┌─ Supplied data

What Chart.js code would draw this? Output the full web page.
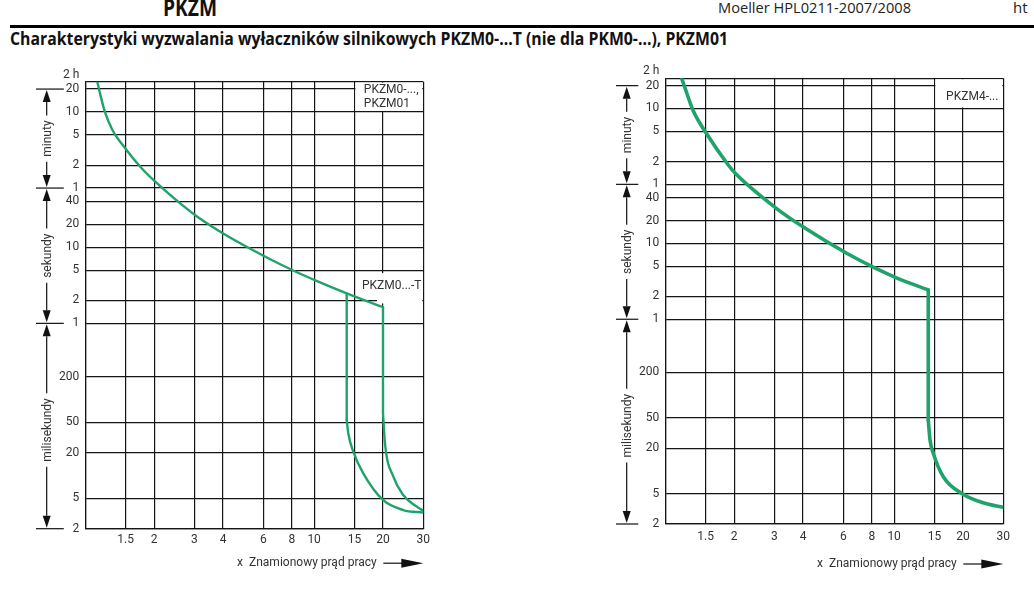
<!DOCTYPE html>
<html lang="pl">
<head>
  <meta charset="UTF-8">
  <title>PKZM - charakterystyki wyzwalania</title>
  <script src="https://cdn.jsdelivr.net/npm/chart.js@4.4.1/dist/chart.umd.min.js"></script>
  <style>
    body {
      margin: 0;
      width: 1034px;
      height: 591px;
      background: #fff;
      overflow: hidden;
      position: relative;
      font-family: 'Open Sans', sans-serif;
      color: #111;
    }
    .txt {
      position: absolute;
      white-space: nowrap;
      transform-origin: left center;
    }
    #rule {
      position: absolute;
      left: 10px;
      right: 0;
      top: 25px;
      height: 2.5px;
      background: #000;
    }
    .chart-box {
      position: absolute;
      top: 55px;
      height: 536px;
    }
  </style>
</head>
<body>
  <!-- page header -->
  <div class="txt" style="left:163px;top:-9px;font-size:23px;font-weight:700" data-w="54">PKZM</div>
  <div class="txt" style="left:718px;top:-3px;font-size:15px;color:#222" data-w="193">Moeller HPL0211-2007/2008</div>
  <div class="txt" style="left:1013px;top:-3px;font-size:15px;color:#222">ht</div>
  <div id="rule"></div>
  <div class="txt" style="left:10px;top:27px;font-size:17px;font-weight:700" data-w="718">Charakterystyki wyzwalania wyłaczników silnikowych PKZM0-...T (nie dla PKM0-...), PKZM01</div>

  <div class="chart-box" style="left:0;width:450px"><canvas id="leftChart"></canvas></div>
  <div class="chart-box" style="left:580px;width:454px"><canvas id="rightChart"></canvas></div>

  <script>
    // axes (x = multiple of rated current, y = trip time in seconds)
    const xTicks = [1, 1.5, 2, 3, 4, 6, 8, 10, 15, 20, 30];
    const xTickLabels = ['', '1.5', '2', '3', '4', '6', '8', '10', '15', '20', '30'];
    const yTicks = [1500, 1200, 600, 300, 120, 60, 40, 20, 10, 5, 2, 1, 0.2, 0.05, 0.02, 0.005, 0.002];
    const yTickLabels = [['2 h', ''], '20', '10', '5', '2', '1', '40', '20', '10', '5', '2', '1', '200', '50', '20', '5', '2'];

    // time ranges marked on the left side
    const rangeTop = [1200, 60, 1];
    const rangeBottom = [60, 1, 0.002];
    const rangeNames = ['minuty', 'sekundy', 'milisekundy'];

    // PKZM0-..., PKZM01 (left chart): overload curve, magnetic drop, tail
    const pkzm0MainX = [1.128, 1.147, 1.217, 1.312, 1.511, 1.739, 2.022, 2.638, 3.087, 4.091, 6.242, 8.19, 10.12, 13.88, 20];
    const pkzm0MainY = [1500, 1213, 605, 351, 191.6, 114.5, 72.7, 36.3, 25.2, 14.6, 7.29, 4.88, 3.68, 2.48, 1.63];
    const pkzm0DropX = [20, 20];
    const pkzm0DropY = [1.63, 0.0658];
    const pkzm0TailX = [20, 20.4, 22.2, 24.5, 28.1, 30];
    const pkzm0TailY = [0.0658, 0.0265, 0.00966, 0.00555, 0.0039, 0.00345];
    // PKZM0...-T branch
    const pkzm0tDropX = [13.88, 13.88];
    const pkzm0tDropY = [2.48, 0.0537];
    const pkzm0tTailX = [13.88, 14.1, 14.83, 16.4, 20, 24.5, 30];
    const pkzm0tTailY = [0.0537, 0.0359, 0.0206, 0.0107, 0.00477, 0.00352, 0.00325];

    // PKZM4-... (right chart)
    const pkzm4MainX = [1.179, 1.207, 1.326, 1.511, 1.885, 2.022, 3.056, 4.091, 6.204, 8.19, 10.12, 14.1];
    const pkzm4MainY = [1500, 1224, 556, 282.5, 107.9, 83.9, 29.0, 15.8, 7.4, 4.78, 3.57, 2.43];
    const pkzm4DropX = [14.1, 14.1];
    const pkzm4DropY = [2.43, 0.0469];
    const pkzm4TailX = [14.1, 14.35, 14.83, 16.4, 19.93, 24.5, 30];
    const pkzm4TailY = [0.0469, 0.0256, 0.0171, 0.0084, 0.00497, 0.00381, 0.00332];

    const GREEN = '#1fa36b';
    const GRID = '#151515';
    const TEXT = '#333';
    const FONT = 'Roboto, "Open Sans", sans-serif';

    function zip(xs, ys) {
      return xs.map((x, i) => ({ x: x, y: ys[i] }));
    }

    // squeeze header texts to the widths of the original
    document.querySelectorAll('[data-w]').forEach(el => {
      const w = el.getBoundingClientRect().width;
      el.style.transform = 'scaleX(' + (parseFloat(el.dataset.w) / w) + ')';
    });

    // label boxes, range brackets and x-axis caption
    const extras = {
      id: 'extras',
      beforeDatasetsDraw(chart, args, opts) {
        const ctx = chart.ctx, xs = chart.scales.x, ys = chart.scales.y;
        ctx.save();
        opts.boxes.forEach(b => {
          const x0 = xs.getPixelForValue(b.x0) + b.dx0;
          const x1 = xs.getPixelForValue(b.x1) - 1;
          const y0 = ys.getPixelForValue(b.y0) + b.dy0;
          const y1 = ys.getPixelForValue(b.y1) + b.dy1;
          ctx.fillStyle = '#fff';
          ctx.fillRect(x0, y0, x1 - x0, y1 - y0);
          ctx.fillStyle = TEXT;
          ctx.font = '12px ' + FONT;
          ctx.textAlign = 'left';
          ctx.textBaseline = 'middle';
          b.lines.forEach((t, i) => {
            ctx.fillText(t, xs.getPixelForValue(b.x0) + b.tx, ys.getPixelForValue(b.ty) + b.tdy + i * 14);
          });
        });
        ctx.restore();
      },
      afterDraw(chart, args, opts) {
        const ctx = chart.ctx, ys = chart.scales.y;
        const area = chart.chartArea;
        const L = area.left, R = area.right, B = area.bottom;
        const ax = L - 38.6;
        ctx.save();
        ctx.strokeStyle = '#111';
        ctx.fillStyle = '#111';
        ctx.lineWidth = 1.2;

        // extension lines at range borders
        const borders = [...new Set(rangeTop.concat(rangeBottom))];
        borders.forEach(v => {
          const y = ys.getPixelForValue(v);
          ctx.beginPath();
          ctx.moveTo(L - 49.3, y);
          ctx.lineTo(L - opts.extEnd, y);
          ctx.stroke();
        });

        ctx.font = '12px ' + FONT;
        rangeNames.forEach((name, i) => {
          const yt = ys.getPixelForValue(rangeTop[i]);
          const yb = ys.getPixelForValue(rangeBottom[i]);
          const mid = (yt + yb) / 2 + (i === 2 ? 4 : 0);
          const half = ctx.measureText(name).width / 2 + 5;
          const ah = 13, aw = 4;
          // arrow heads
          ctx.beginPath();
          ctx.moveTo(ax, yt + 1);
          ctx.lineTo(ax - aw, yt + ah);
          ctx.lineTo(ax + aw, yt + ah);
          ctx.closePath();
          ctx.fill();
          ctx.beginPath();
          ctx.moveTo(ax, yb - 1);
          ctx.lineTo(ax - aw, yb - ah);
          ctx.lineTo(ax + aw, yb - ah);
          ctx.closePath();
          ctx.fill();
          // shafts
          ctx.beginPath();
          ctx.moveTo(ax, yt + ah);
          ctx.lineTo(ax, mid - half);
          ctx.moveTo(ax, mid + half);
          ctx.lineTo(ax, yb - ah);
          ctx.stroke();
          // rotated name
          ctx.save();
          ctx.translate(ax + 1, mid);
          ctx.rotate(-Math.PI / 2);
          ctx.fillStyle = TEXT;
          ctx.textAlign = 'center';
          ctx.textBaseline = 'middle';
          ctx.fillText(name, 0, 0);
          ctx.restore();
        });

        // x caption with arrow
        const cy = B + opts.titleOffset;
        ctx.fillStyle = TEXT;
        ctx.textAlign = 'right';
        ctx.textBaseline = 'middle';
        ctx.fillText('x  Znamionowy prąd pracy', R - 46.6, cy);
        ctx.fillStyle = '#111';
        ctx.beginPath();
        ctx.moveTo(R - 40, cy);
        ctx.lineTo(R - 20, cy);
        ctx.stroke();
        ctx.beginPath();
        ctx.moveTo(R, cy);
        ctx.lineTo(R - 22, cy - 4.5);
        ctx.lineTo(R - 22, cy + 4.5);
        ctx.closePath();
        ctx.fill();
        ctx.restore();
      }
    };

    // series: [xs, ys, smooth]
    function makeChart(id, cfg) {
      const datasets = cfg.series.map(s => ({
        data: zip(s[0], s[1]),
        borderColor: GREEN,
        borderWidth: cfg.lineWidth,
        borderCapStyle: 'round',
        borderJoinStyle: 'round',
        pointRadius: 0,
        cubicInterpolationMode: s[2] ? 'monotone' : 'default',
        tension: 0,
        fill: false
      }));
      return new Chart(document.getElementById(id), {
        type: 'line',
        data: { datasets: datasets },
        plugins: [extras],
        options: {
          responsive: true,
          maintainAspectRatio: false,
          animation: false,
          layout: { padding: cfg.padding },
          plugins: {
            legend: { display: false },
            tooltip: { enabled: false },
            extras: cfg.extras
          },
          scales: {
            x: {
              type: 'logarithmic',
              min: 1,
              max: 30,
              afterBuildTicks: s => { s.ticks = xTicks.map(v => ({ value: v })); },
              afterFit: s => { s.height = 30; },
              ticks: {
                autoSkip: false,
                maxRotation: 0,
                padding: cfg.xPad,
                color: TEXT,
                font: { family: FONT, size: 12 },
                callback: (v, i) => xTickLabels[i]
              },
              grid: { color: GRID, lineWidth: 1.2, drawTicks: false },
              border: { color: GRID, width: 1.2 }
            },
            y: {
              type: 'logarithmic',
              min: 0.002,
              max: 1500,
              afterBuildTicks: s => { s.ticks = yTicks.map(v => ({ value: v })); },
              afterFit: s => { s.width = 85.3; },
              ticks: {
                autoSkip: false,
                padding: 6,
                color: TEXT,
                font: { family: FONT, size: 12 },
                callback: (v, i) => yTickLabels[i]
              },
              grid: { color: GRID, lineWidth: 1.2, drawTicks: false },
              border: { color: GRID, width: 1.2 }
            }
          }
        }
      });
    }

    makeChart('leftChart', {
      series: [
        [pkzm0MainX, pkzm0MainY, true],
        [pkzm0DropX, pkzm0DropY, false],
        [pkzm0TailX, pkzm0TailY, true],
        [pkzm0tDropX, pkzm0tDropY, false],
        [pkzm0tTailX, pkzm0tTailY, true]
      ],
      lineWidth: 2.4,
      padding: { top: 26.7, right: 26.7, bottom: 32.3, left: 0 },
      xPad: 4,
      extras: {
        extEnd: 21.5,
        titleOffset: 34.5,
        boxes: [
          { x0: 15, x1: 30, y0: 1500, dy0: 1, y1: 600, dy1: -1, dx0: 1,
            lines: ['PKZM0-...,', 'PKZM01'], tx: 9.4, ty: 1200, tdy: 1 },
          { x0: 20, x1: 30, y0: 5, dy0: 3, y1: 2, dy1: 3, dx0: -6,
            lines: ['PKZM0...-T'], tx: -21, ty: 2, tdy: -14 }
        ]
      }
    });

    makeChart('rightChart', {
      series: [
        [pkzm4MainX, pkzm4MainY, true],
        [pkzm4DropX, pkzm4DropY, false],
        [pkzm4TailX, pkzm4TailY, true]
      ],
      lineWidth: 3.6,
      padding: { top: 23.3, right: 30.7, bottom: 37, left: 0 },
      xPad: 6,
      extras: {
        extEnd: 27,
        titleOffset: 40,
        boxes: [
          { x0: 15, x1: 30, y0: 1500, dy0: 1, y1: 600, dy1: -1, dx0: 1,
            lines: ['PKZM4-...'], tx: 11.7, ty: 1200, tdy: 11 }
        ]
      }
    });
  </script>
</body>
</html>
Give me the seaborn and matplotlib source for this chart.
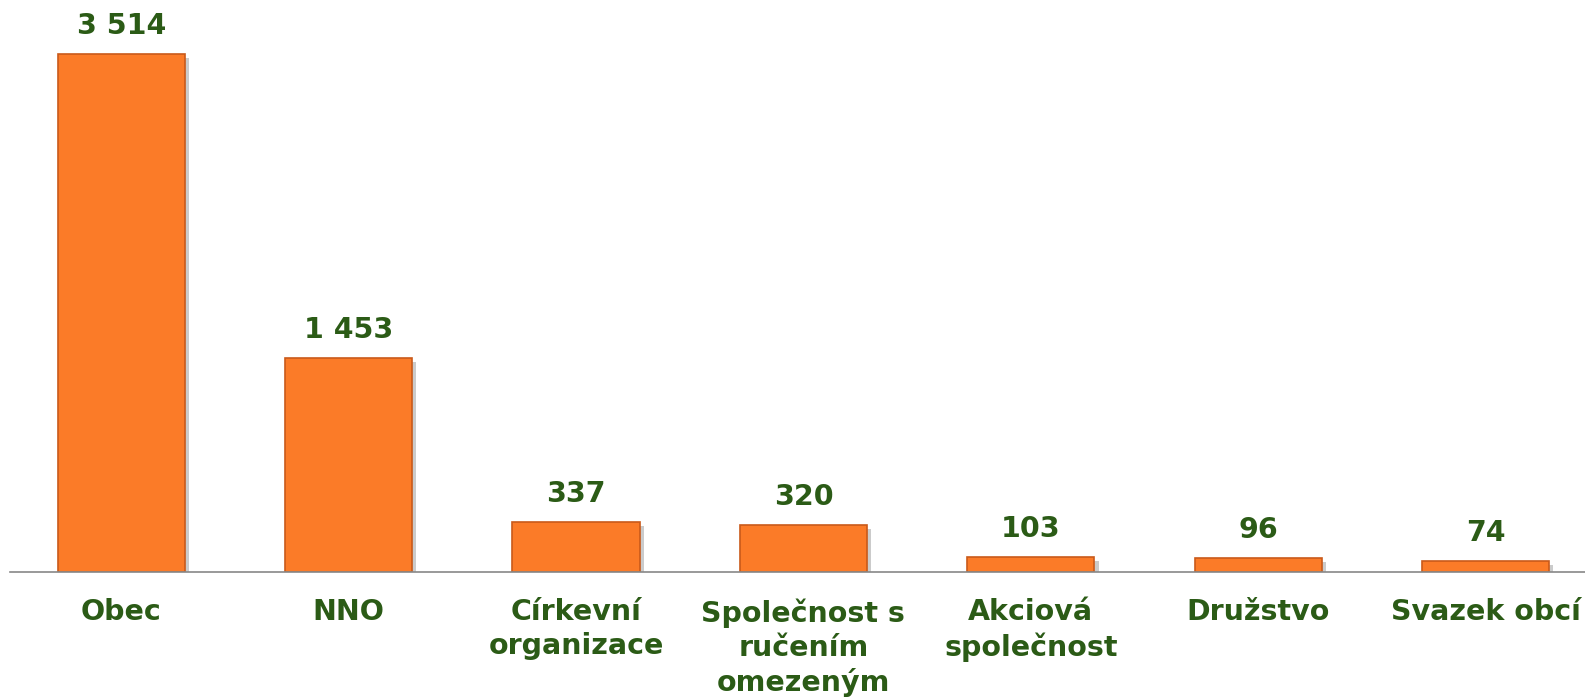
import numpy as np
import pandas as pd
import seaborn as sns
import matplotlib.pyplot as plt
import matplotlib.patheffects as pe

# données
categories = ["Obec", "NNO", "Církevní\norganizace", "Společnost s\nručením\nomezeným",
              "Akciová\nspolečnost", "Družstvo", "Svazek obcí"]
values = [3514, 1453, 337, 320, 103, 96, 74]
value_labels = ["3 514", "1 453", "337", "320", "103", "96", "74"]

green = "#2B5B16"
orange = "#FB7B28"

sns.set_style("white")
plt.rcParams['font.family'] = ['DejaVu Sans']

df = pd.DataFrame({"cat": categories, "val": values})

fig = plt.figure(figsize=(15.85, 6.97), dpi=100)
ax = fig.add_axes([0, 125 / 697, 1, 572 / 697])

sns.barplot(data=df, x="cat", y="val", color=orange, width=0.56, saturation=1, ax=ax)

for p in ax.patches:
    p.set_edgecolor("#C95A1A")
    p.set_linewidth(1.2)
    p.set_path_effects([pe.SimplePatchShadow(offset=(3, -3), shadow_rgbFace="#999999", alpha=0.5),
                        pe.Normal()])

for i, (v, lab) in enumerate(zip(values, value_labels)):
    ax.annotate(lab, (i, v), xytext=(0, 10), textcoords="offset points",
                ha="center", va="bottom", fontsize=20.5, fontweight="bold", color=green)

ax.set_xlim(-0.533, 6.437)
ax.set_ylim(0, 3877)
ax.set_xlabel("")
ax.set_ylabel("")
ax.set_yticks([])
ax.tick_params(axis="x", length=0, pad=19)
for t in ax.get_xticklabels():
    t.set_fontsize(20.5)
    t.set_fontweight("bold")
    t.set_color(green)
    t.set_linespacing(1.27)
    t.set_verticalalignment("top")

for s in ["top", "left", "right"]:
    ax.spines[s].set_visible(False)
ax.spines["bottom"].set_color("#888888")
ax.spines["bottom"].set_linewidth(1.2)
ax.spines["bottom"].set_bounds(-0.49, 6.437)

fig.savefig("out.png", dpi=100)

└─

> [Given problem]: Take every line from the data that contains the word "this".

> [Correct answer]:
What Chart.js code would draw this? Output the full web page.
Give me the seaborn and matplotlib source for this chart.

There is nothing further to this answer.